Our rights aren’t decided by popularity polls. That’s why they’re enshrined in the Constitution; so as to make it so they can’t be stripped away from any or all of us just because the majority decided they didn’t like it anymore.
Yet gun control advocates love their opinion surveys. So do the media.
A recent one caused me to raise an eyebrow, too. You see, it says that young people–around 60 percent, actually–favor restrictions on the right to keep and bear arms.
Now, regardless of how our rights are to be protected, the truth is that if popular opinion swings hard enough, we will see gun control. Then it’s a matter of fighting it out in the courts, but that takes time and today’s court precedence could be overturned later down the road.
So that survey should trouble us.
Some 74% of young people in the U.S. believe gun violence is a problem, and 60% want to see stricter gun laws, according to a new report from American University, the Everytown for Gun Safety Support Fund and the Southern Poverty Law Center.

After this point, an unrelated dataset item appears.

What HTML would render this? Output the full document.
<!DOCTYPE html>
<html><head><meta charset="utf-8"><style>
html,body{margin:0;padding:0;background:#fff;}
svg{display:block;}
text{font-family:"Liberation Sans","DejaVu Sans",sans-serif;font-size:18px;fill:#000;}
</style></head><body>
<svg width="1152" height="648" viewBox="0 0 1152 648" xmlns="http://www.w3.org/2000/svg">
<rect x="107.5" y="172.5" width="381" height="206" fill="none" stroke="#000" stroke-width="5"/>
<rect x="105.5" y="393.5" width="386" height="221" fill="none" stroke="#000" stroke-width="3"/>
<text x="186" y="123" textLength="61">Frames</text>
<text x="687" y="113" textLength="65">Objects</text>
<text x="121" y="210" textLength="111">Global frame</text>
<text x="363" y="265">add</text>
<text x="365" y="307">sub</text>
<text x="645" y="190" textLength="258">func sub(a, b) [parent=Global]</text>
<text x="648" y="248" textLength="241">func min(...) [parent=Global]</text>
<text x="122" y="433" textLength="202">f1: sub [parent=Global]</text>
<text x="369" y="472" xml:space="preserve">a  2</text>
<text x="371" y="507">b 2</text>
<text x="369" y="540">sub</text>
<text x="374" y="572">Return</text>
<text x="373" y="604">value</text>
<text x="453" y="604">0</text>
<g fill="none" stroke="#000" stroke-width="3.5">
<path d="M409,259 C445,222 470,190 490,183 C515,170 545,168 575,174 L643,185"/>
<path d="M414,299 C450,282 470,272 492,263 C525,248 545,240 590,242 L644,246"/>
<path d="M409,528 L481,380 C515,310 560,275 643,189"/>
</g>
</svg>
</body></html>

Oh, well, that tells you all you need to know, doesn’t it?
More on this in a moment.
Researchers polled a representative sample of 4,100 people, ages 14 to 30.
Wyatt Russell, senior program manager and policy analyst with the Polarization and Extremism Research and Innovation Lab at American University in Washington, D.C., said a generation raised in an era where mass shootings are ubiquitous is very worried about school safety, which also contributes to a rise in anxiety and depression.

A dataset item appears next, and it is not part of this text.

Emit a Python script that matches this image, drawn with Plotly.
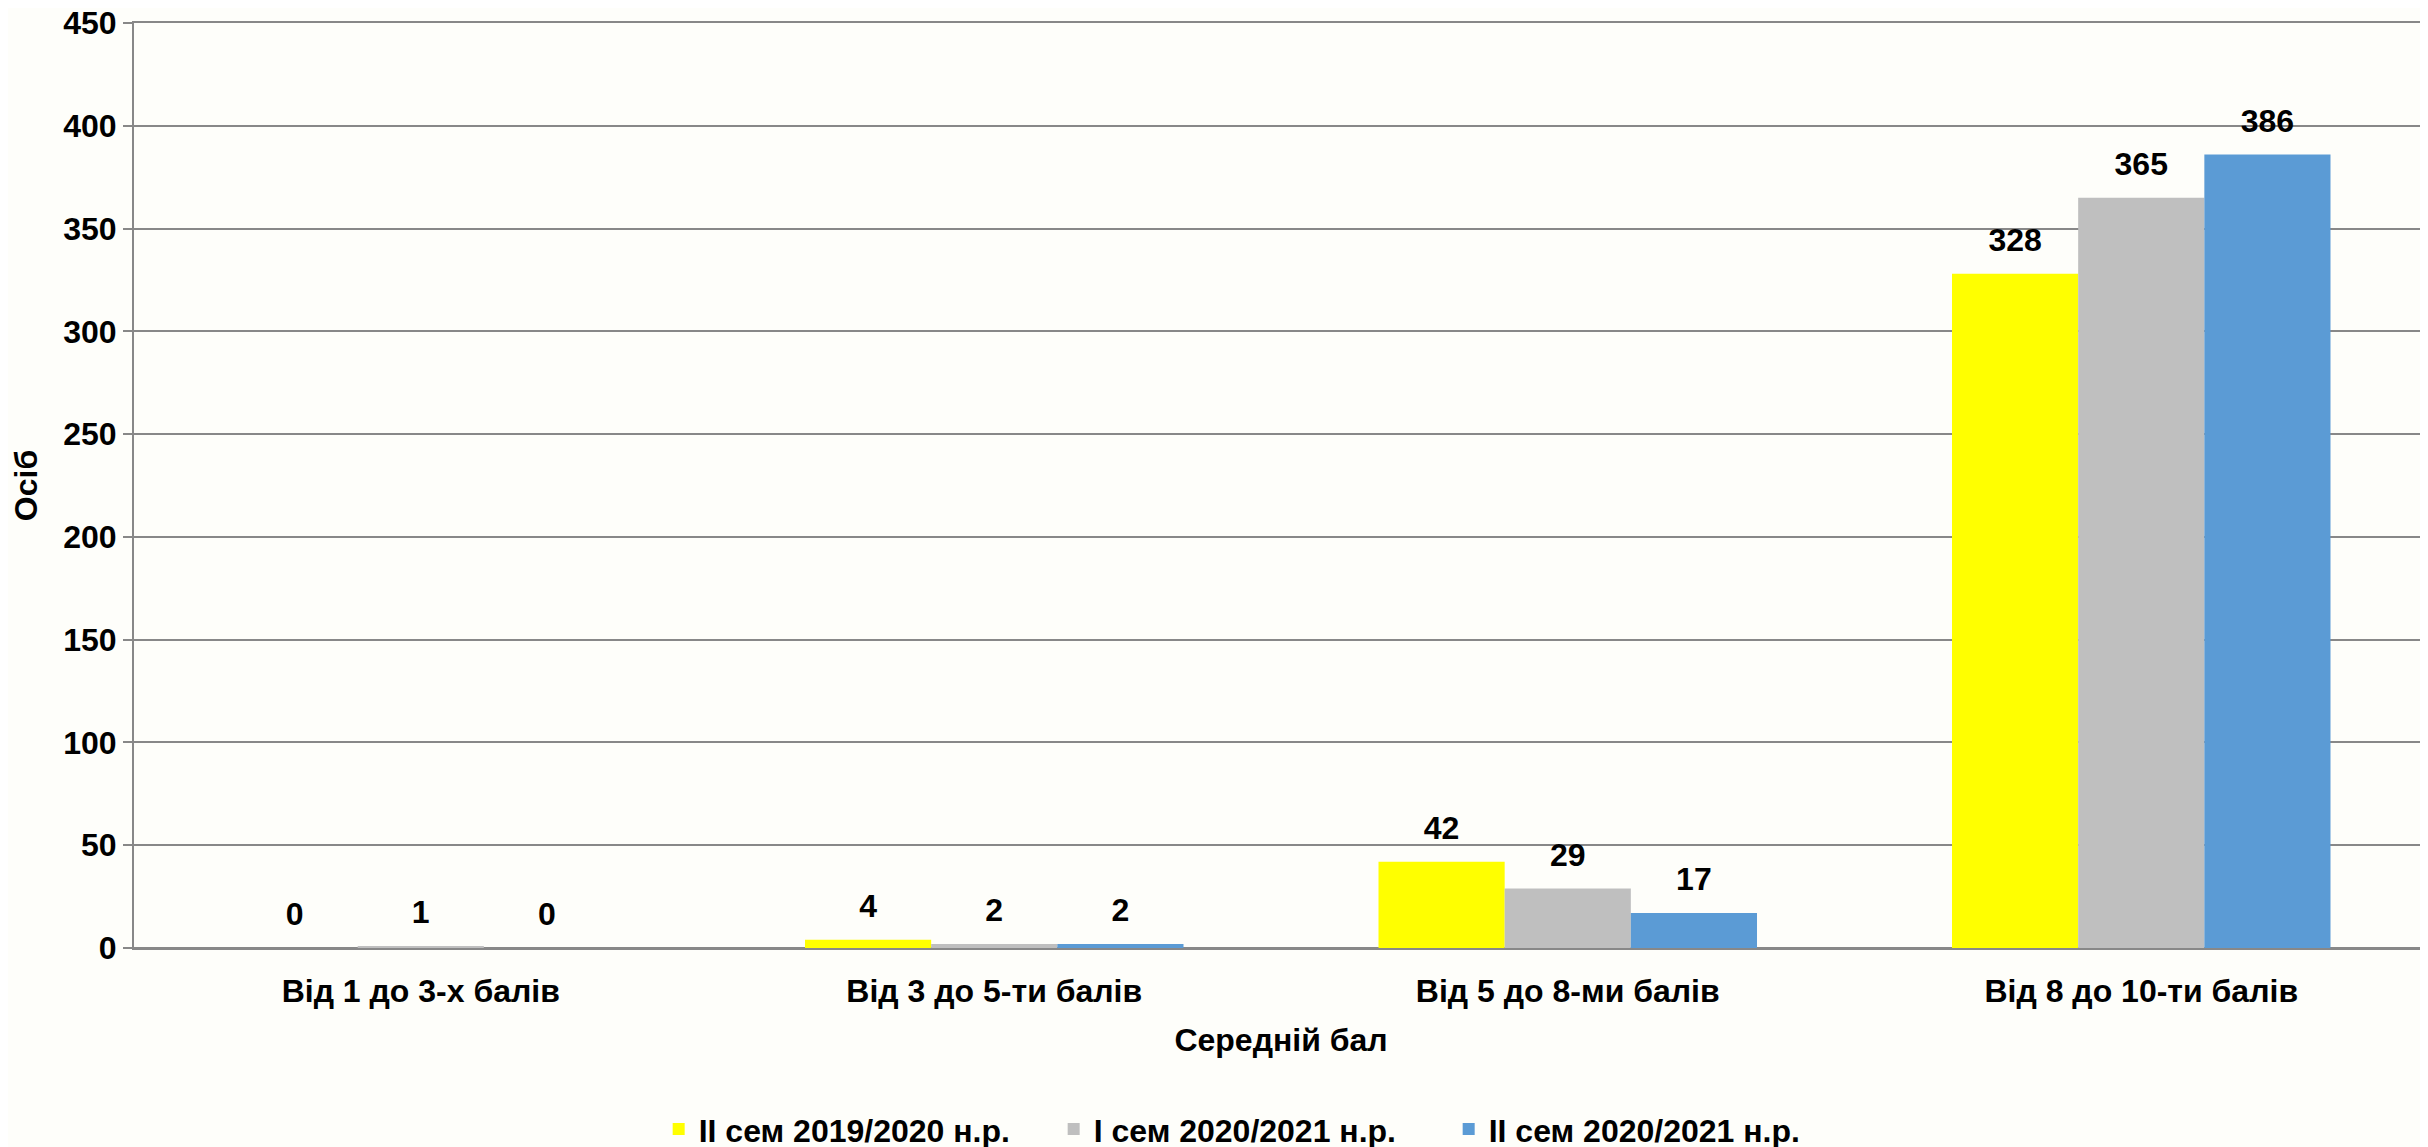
import plotly.graph_objects as go

categories = ["Від 1 до 3-х балів", "Від 3 до 5-ти балів", "Від 5 до 8-ми балів", "Від 8 до 10-ти балів"]
series_names = ["II сем 2019/2020 н.р.", "I сем 2020/2021 н.р.", "II сем 2020/2021 н.р."]
sem2_2019 = [0, 4, 42, 328]
sem1_2020 = [1, 2, 29, 365]
sem2_2020 = [0, 2, 17, 386]
colors = ["#FFFF00", "#BFBFBF", "#5B9BD5"]

FONT = "Liberation Sans, Arial, sans-serif"
GRID = "#888888"

fig = go.Figure()
for name, vals, col in zip(series_names, [sem2_2019, sem1_2020, sem2_2020], colors):
    fig.add_trace(go.Bar(
        x=categories, y=vals, name=name, marker_color=col, marker_line_width=0,
        hoverinfo="y",
    ))
# data labels as grouped text traces so they sit a little higher above the bars
for name, vals in zip(series_names, [sem2_2019, sem1_2020, sem2_2020]):
    fig.add_trace(go.Scatter(
        x=categories, y=vals, mode="markers+text", text=vals,
        textposition="top center", cliponaxis=False, showlegend=False,
        marker=dict(size=22, opacity=0), hoverinfo="skip",
        textfont=dict(family=FONT, size=32, color="black", weight="bold"),
    ))

# page body has an 8px default margin -> margins trimmed by 8px on top/left
fig.update_layout(
    width=2428, height=1147,
    margin=dict(l=126, r=8, t=15, b=207, autoexpand=False),
    barmode="group", bargap=0.34, bargroupgap=0,
    scattermode="group", scattergap=0.34,
    plot_bgcolor="#FEFEFA", paper_bgcolor="#FEFEFA",
    font=dict(family=FONT, size=32, color="black", weight="bold"),
    legend=dict(orientation="h", x=0.487, xanchor="center", y=-0.196, yanchor="middle",
                font=dict(size=32), entrywidth=350, itemwidth=30),
)
fig.update_xaxes(
    automargin=False, showline=True, mirror=True, linecolor=GRID, linewidth=2,
    ticks="", tickfont=dict(size=32), ticklabelstandoff=14,
    title=dict(text="Середній бал", font=dict(size=32), standoff=20),
)
fig.update_yaxes(
    automargin=False, range=[0, 450], dtick=50, ticklabeloverflow="allow",
    showgrid=True, gridcolor=GRID, gridwidth=2,
    showline=True, linecolor=GRID, linewidth=2,
    ticks="outside", ticklen=9, tickcolor=GRID, tickwidth=2,
    tickfont=dict(size=32), zeroline=True, zerolinecolor=GRID, zerolinewidth=2,
    title=dict(text="Осіб", font=dict(size=32), standoff=22),
)

fig.write_html("out.html")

“The average young person knows at least one other person who’s been injured or killed by a gun,” Russell pointed out. “We’ve seen an astonishingly high 25% of youth have been in an active shooter lockdown. Not a drill. A lockdown.”
I have no doubt. However, what Russell doesn’t say is that remarkably few of them actually dealt with an active shooter situation. Many of those lockdowns were precautionary, and even if mass shooters were super rare, those lockdowns likely still would have happened because the risks were too great not to implement them.
See, schools will lock down because someone was believed to have been seen with a gun near a school, as an example we’ve seen more than a few times. Sometimes it’s a toy gun or sometimes it’s not even a firearm-shaped object at all. What happens, though, is because of the proximity, officials lock the school down.
So yeah, the idea that 25 percent have been locked down may be accurate, but it’s meaningless.
But then again, let’s remember who was part of this survey. The Southern Poverty Law Center and Everytown. SPLC has basically dragged its own name through the mud by making it very clear they’re a wholly-owned subsidiary of the Democratic Party. Everytown has never been anything but an anti-gun organization that pretends to be non-partisan.
The truth is that neither of these organizations has done anything to engender trust among the people, though the media will often present their findings uncritically. Especially since we also know that there are significant problems with gun control polling.
Then we have the fact that this flies in the face of other data we’ve seen finding that younger Americans are actually pretty pro-gun.
Now, discrepancies exist, but let’s remember that this is a survey done, at least in part, but a gun control group that fundraises off of its efforts to push gun control. Would they have any reason to misrepresent their findings in the slightest?
Nah. I’m sure it’s all legit.
At the end of the day, though, we all know the truth: Support for gun control doesn’t equate to the constitutionality of gun control.
Yet it does suggest we’ve got a lot of work to do reaching out to younger Americans.